___ PROVIDED RECORDS

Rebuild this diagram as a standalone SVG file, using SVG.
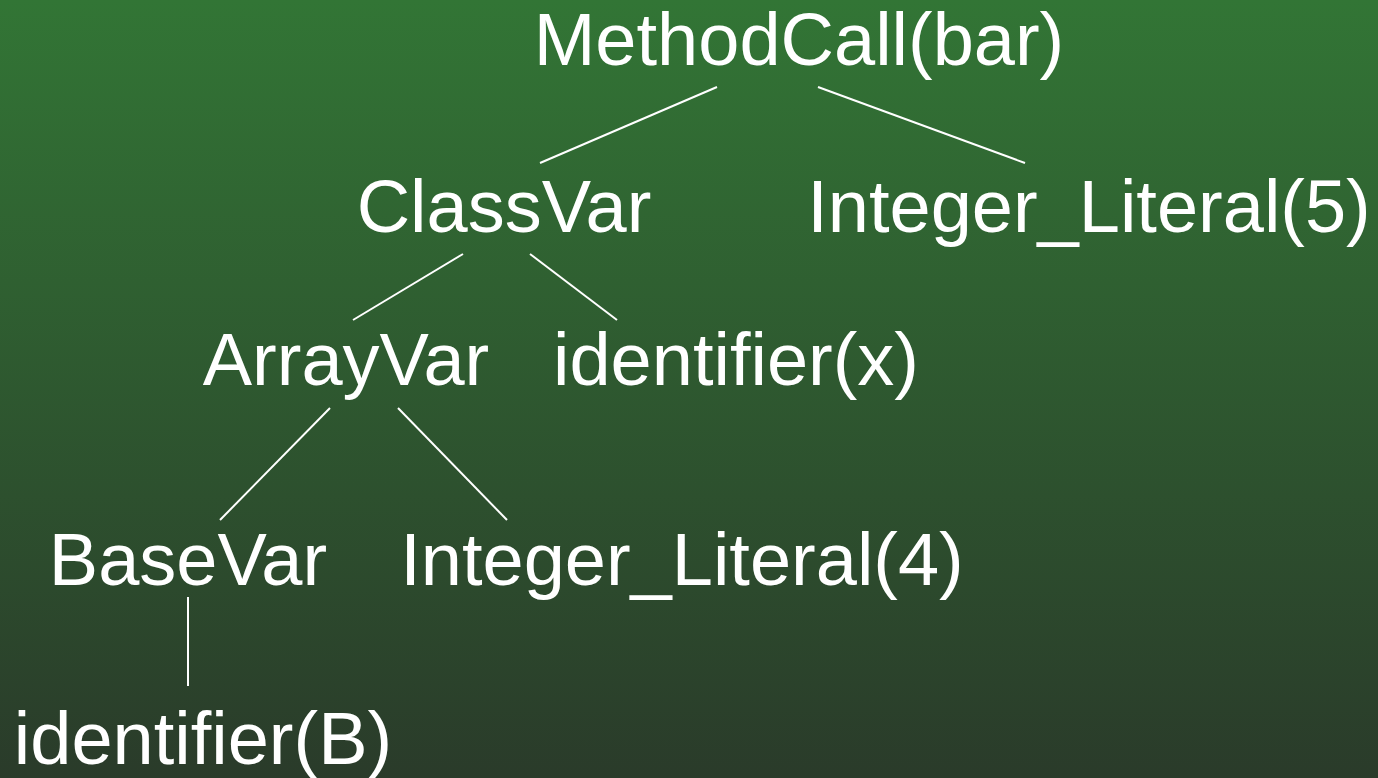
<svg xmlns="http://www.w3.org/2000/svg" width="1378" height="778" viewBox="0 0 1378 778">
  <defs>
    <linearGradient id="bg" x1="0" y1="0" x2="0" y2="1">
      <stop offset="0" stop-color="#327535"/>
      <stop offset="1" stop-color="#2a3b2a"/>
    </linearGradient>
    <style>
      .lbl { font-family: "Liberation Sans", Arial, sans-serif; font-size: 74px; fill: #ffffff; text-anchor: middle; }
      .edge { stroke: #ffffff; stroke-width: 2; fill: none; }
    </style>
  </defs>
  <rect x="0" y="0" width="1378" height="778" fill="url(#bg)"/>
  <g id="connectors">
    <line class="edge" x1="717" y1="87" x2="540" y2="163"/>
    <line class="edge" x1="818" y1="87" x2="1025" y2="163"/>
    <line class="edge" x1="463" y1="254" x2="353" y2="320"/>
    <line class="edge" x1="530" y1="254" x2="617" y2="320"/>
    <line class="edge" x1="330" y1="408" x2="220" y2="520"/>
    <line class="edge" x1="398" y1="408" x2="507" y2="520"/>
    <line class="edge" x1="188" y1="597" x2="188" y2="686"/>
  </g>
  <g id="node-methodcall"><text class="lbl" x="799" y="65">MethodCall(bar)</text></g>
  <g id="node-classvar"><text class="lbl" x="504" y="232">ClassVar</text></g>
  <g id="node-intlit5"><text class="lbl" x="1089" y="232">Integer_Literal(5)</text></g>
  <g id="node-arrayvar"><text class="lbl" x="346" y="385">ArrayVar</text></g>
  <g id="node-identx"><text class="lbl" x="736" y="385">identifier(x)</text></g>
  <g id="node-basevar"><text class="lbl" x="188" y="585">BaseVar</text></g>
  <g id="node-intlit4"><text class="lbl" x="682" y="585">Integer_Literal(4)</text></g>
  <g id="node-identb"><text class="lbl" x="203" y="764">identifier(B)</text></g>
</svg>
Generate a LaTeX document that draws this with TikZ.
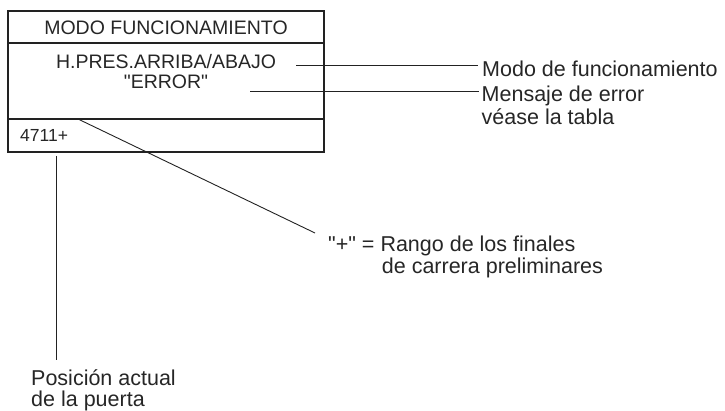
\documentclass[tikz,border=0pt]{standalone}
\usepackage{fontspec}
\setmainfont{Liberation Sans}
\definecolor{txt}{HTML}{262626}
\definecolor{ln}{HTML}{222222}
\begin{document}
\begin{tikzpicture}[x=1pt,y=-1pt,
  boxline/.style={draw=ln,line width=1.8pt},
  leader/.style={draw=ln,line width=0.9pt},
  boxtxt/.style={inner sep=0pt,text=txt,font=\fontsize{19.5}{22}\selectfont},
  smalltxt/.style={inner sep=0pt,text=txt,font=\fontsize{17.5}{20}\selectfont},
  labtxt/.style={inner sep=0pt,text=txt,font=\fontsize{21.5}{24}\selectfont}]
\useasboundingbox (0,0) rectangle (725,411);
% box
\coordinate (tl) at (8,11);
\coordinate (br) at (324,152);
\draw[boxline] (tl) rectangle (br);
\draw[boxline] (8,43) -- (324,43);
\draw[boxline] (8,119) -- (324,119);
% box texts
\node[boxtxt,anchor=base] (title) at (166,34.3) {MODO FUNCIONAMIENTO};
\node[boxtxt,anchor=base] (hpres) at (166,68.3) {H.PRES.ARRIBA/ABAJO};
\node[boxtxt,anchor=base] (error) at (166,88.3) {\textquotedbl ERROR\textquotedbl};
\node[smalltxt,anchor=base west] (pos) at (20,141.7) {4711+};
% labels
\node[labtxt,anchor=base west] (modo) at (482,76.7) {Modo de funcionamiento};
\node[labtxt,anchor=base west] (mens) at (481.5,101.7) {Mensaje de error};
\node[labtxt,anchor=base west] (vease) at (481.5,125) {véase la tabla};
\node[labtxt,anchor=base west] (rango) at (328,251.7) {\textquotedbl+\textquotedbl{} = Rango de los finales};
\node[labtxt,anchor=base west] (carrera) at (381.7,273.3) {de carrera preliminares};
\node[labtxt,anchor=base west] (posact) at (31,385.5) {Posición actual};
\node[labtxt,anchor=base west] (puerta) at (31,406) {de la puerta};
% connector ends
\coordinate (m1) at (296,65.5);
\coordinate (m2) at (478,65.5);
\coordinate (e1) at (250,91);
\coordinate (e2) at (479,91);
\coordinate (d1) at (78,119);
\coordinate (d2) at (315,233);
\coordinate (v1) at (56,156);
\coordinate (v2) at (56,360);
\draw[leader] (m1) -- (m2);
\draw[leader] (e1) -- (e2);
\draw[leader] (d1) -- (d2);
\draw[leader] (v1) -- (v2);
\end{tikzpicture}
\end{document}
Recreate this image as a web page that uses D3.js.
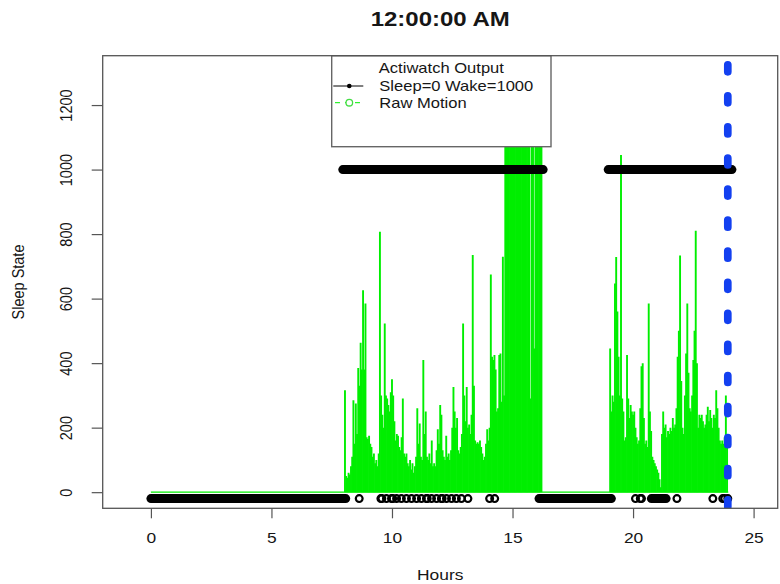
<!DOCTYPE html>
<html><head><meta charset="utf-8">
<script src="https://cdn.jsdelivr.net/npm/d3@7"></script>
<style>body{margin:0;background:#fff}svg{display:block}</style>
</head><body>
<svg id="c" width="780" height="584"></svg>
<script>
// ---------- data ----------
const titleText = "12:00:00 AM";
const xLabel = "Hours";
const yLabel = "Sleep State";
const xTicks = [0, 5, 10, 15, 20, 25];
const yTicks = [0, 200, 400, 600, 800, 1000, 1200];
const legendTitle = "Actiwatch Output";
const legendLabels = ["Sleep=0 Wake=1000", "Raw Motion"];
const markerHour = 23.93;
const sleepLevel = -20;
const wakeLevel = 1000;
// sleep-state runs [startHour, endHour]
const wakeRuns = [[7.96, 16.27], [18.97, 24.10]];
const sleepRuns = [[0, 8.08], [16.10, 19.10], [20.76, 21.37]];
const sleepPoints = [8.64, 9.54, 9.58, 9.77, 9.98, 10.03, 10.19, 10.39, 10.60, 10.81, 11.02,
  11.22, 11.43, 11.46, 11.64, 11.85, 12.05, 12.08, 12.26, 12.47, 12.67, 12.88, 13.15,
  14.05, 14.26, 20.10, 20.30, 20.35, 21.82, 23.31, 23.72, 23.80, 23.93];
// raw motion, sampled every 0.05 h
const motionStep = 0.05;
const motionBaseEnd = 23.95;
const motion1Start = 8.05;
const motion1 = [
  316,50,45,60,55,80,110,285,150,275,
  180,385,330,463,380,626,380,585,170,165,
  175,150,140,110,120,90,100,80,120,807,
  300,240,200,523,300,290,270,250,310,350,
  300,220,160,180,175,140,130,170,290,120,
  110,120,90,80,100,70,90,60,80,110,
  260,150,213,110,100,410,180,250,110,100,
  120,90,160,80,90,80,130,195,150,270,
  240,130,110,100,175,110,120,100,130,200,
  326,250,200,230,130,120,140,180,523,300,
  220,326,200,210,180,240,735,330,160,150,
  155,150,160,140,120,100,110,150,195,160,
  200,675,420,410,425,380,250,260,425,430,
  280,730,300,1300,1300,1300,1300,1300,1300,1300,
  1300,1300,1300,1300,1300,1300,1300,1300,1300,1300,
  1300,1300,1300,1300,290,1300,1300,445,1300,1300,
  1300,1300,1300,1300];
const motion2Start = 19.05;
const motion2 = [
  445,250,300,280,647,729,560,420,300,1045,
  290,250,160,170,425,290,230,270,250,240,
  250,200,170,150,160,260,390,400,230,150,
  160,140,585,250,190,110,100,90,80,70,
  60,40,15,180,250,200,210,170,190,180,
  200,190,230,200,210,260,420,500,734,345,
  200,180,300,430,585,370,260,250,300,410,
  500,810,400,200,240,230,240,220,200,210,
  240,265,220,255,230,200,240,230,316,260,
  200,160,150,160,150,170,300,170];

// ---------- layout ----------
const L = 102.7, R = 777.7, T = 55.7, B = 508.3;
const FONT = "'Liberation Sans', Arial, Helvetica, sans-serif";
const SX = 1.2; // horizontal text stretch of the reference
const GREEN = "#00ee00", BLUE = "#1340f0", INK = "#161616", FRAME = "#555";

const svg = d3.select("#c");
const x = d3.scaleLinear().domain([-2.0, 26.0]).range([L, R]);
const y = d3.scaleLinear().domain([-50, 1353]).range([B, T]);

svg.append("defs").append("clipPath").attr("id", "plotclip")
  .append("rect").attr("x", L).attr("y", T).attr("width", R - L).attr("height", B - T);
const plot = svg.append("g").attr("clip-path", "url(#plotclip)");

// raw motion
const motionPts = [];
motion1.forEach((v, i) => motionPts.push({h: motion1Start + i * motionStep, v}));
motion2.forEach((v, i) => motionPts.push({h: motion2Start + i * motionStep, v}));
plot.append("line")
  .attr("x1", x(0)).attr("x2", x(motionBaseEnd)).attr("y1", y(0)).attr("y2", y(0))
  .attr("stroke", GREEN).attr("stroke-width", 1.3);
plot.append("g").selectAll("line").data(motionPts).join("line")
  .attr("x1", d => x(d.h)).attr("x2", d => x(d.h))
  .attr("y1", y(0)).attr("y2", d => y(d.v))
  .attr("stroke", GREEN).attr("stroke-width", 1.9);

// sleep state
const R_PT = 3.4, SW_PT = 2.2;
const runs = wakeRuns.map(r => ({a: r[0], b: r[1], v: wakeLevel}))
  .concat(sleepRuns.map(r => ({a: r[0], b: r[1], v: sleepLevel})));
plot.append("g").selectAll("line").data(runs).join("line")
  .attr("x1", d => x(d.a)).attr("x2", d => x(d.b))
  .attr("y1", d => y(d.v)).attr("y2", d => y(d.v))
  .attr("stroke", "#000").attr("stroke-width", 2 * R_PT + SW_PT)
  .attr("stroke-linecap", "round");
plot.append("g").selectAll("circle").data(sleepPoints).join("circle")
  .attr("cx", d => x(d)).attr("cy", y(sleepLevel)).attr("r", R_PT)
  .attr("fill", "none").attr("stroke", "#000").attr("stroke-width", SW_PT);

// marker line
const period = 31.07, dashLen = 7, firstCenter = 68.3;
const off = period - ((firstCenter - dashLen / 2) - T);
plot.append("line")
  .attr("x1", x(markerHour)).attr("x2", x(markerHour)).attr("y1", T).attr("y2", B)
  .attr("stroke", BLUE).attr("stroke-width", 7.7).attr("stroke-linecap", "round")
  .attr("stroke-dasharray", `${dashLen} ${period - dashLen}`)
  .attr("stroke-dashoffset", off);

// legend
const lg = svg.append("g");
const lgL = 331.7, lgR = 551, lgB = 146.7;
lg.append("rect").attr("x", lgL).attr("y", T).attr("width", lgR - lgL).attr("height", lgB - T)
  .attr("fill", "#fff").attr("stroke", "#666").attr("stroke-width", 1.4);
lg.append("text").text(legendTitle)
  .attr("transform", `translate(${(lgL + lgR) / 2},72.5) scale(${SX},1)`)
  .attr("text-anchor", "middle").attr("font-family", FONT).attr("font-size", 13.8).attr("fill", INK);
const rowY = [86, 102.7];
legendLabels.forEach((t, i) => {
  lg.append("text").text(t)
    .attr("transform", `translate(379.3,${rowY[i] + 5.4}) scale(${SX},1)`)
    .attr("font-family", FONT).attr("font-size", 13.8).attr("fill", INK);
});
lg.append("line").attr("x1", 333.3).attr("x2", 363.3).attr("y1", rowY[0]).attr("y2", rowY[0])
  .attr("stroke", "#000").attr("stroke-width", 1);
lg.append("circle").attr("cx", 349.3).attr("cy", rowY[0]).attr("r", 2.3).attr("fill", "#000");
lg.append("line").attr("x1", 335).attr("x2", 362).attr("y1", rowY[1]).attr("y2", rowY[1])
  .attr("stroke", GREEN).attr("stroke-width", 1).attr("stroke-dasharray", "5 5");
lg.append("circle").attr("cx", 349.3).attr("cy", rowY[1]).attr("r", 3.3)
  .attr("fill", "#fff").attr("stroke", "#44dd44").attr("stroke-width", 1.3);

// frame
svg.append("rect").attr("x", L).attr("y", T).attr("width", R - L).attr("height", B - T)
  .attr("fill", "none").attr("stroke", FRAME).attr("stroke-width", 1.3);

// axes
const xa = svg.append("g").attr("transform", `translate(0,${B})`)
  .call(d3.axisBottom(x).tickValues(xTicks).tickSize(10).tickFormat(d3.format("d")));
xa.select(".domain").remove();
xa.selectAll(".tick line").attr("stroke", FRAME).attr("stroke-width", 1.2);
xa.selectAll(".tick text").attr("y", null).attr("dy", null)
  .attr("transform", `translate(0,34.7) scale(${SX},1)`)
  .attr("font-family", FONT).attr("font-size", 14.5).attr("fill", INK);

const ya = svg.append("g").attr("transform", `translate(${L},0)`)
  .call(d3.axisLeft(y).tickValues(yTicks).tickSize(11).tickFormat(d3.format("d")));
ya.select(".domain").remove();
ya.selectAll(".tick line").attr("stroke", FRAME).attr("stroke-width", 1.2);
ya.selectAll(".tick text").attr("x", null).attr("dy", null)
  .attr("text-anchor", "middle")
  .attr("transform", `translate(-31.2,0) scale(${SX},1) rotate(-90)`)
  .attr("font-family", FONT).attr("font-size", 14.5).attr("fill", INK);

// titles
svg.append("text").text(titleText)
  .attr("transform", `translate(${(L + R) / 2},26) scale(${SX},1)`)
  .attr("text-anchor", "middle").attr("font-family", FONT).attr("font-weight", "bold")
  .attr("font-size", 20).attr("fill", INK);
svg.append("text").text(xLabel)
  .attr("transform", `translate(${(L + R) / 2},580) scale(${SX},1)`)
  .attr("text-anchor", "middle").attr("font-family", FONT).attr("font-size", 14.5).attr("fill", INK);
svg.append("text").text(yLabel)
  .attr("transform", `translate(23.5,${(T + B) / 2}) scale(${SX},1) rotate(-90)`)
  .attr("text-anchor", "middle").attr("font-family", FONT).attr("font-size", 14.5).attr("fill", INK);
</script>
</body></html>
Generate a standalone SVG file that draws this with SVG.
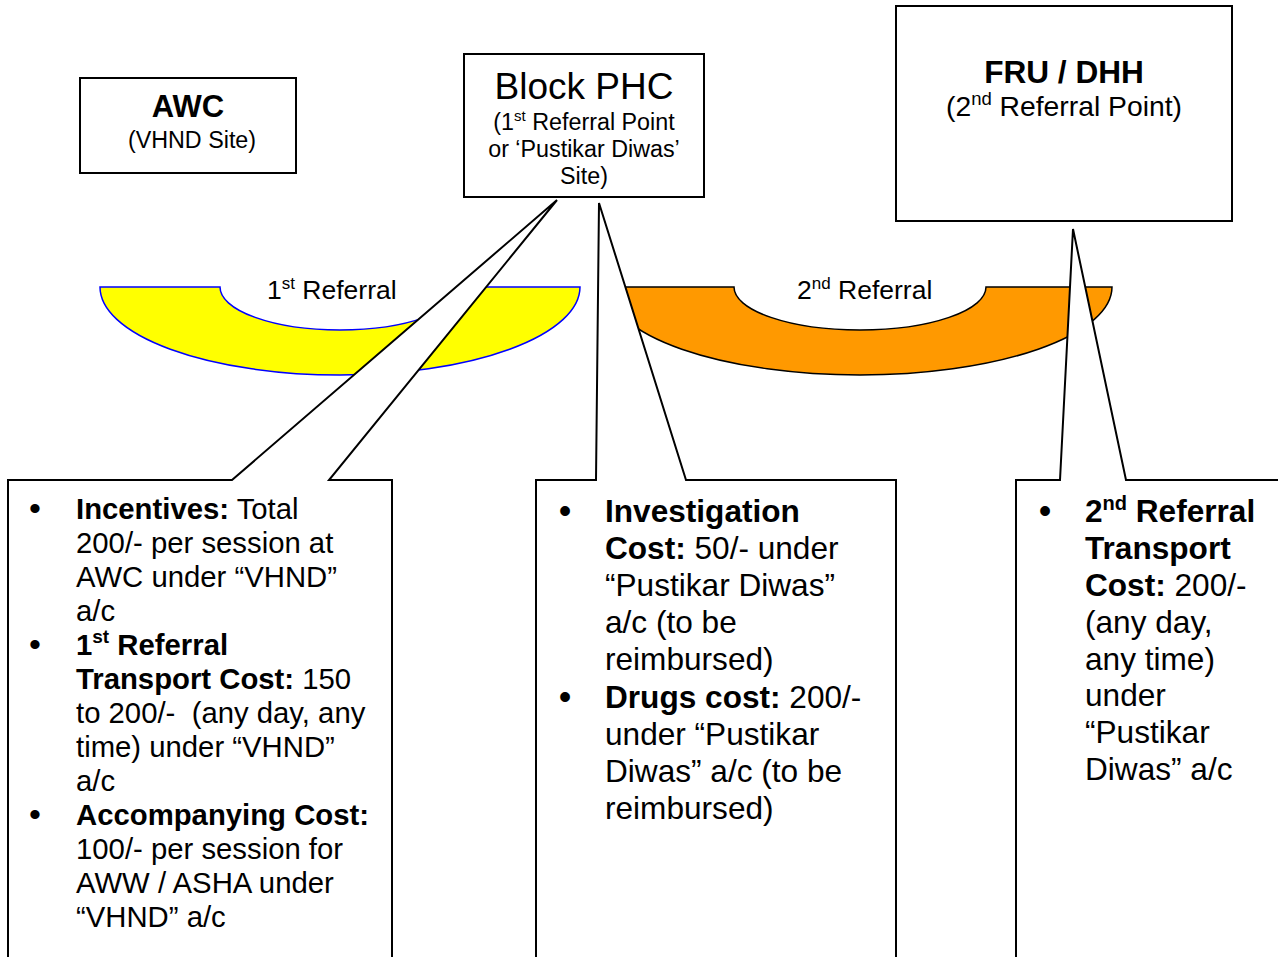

______

TASK GOAL: Gather from the records above every line containing the string "standalone".

TASK RESULT:
Rebuild this diagram as a standalone SVG file, using SVG.
\documentclass[tikz,border=0pt]{standalone}
Generate a standalone SVG file that draws this with SVG.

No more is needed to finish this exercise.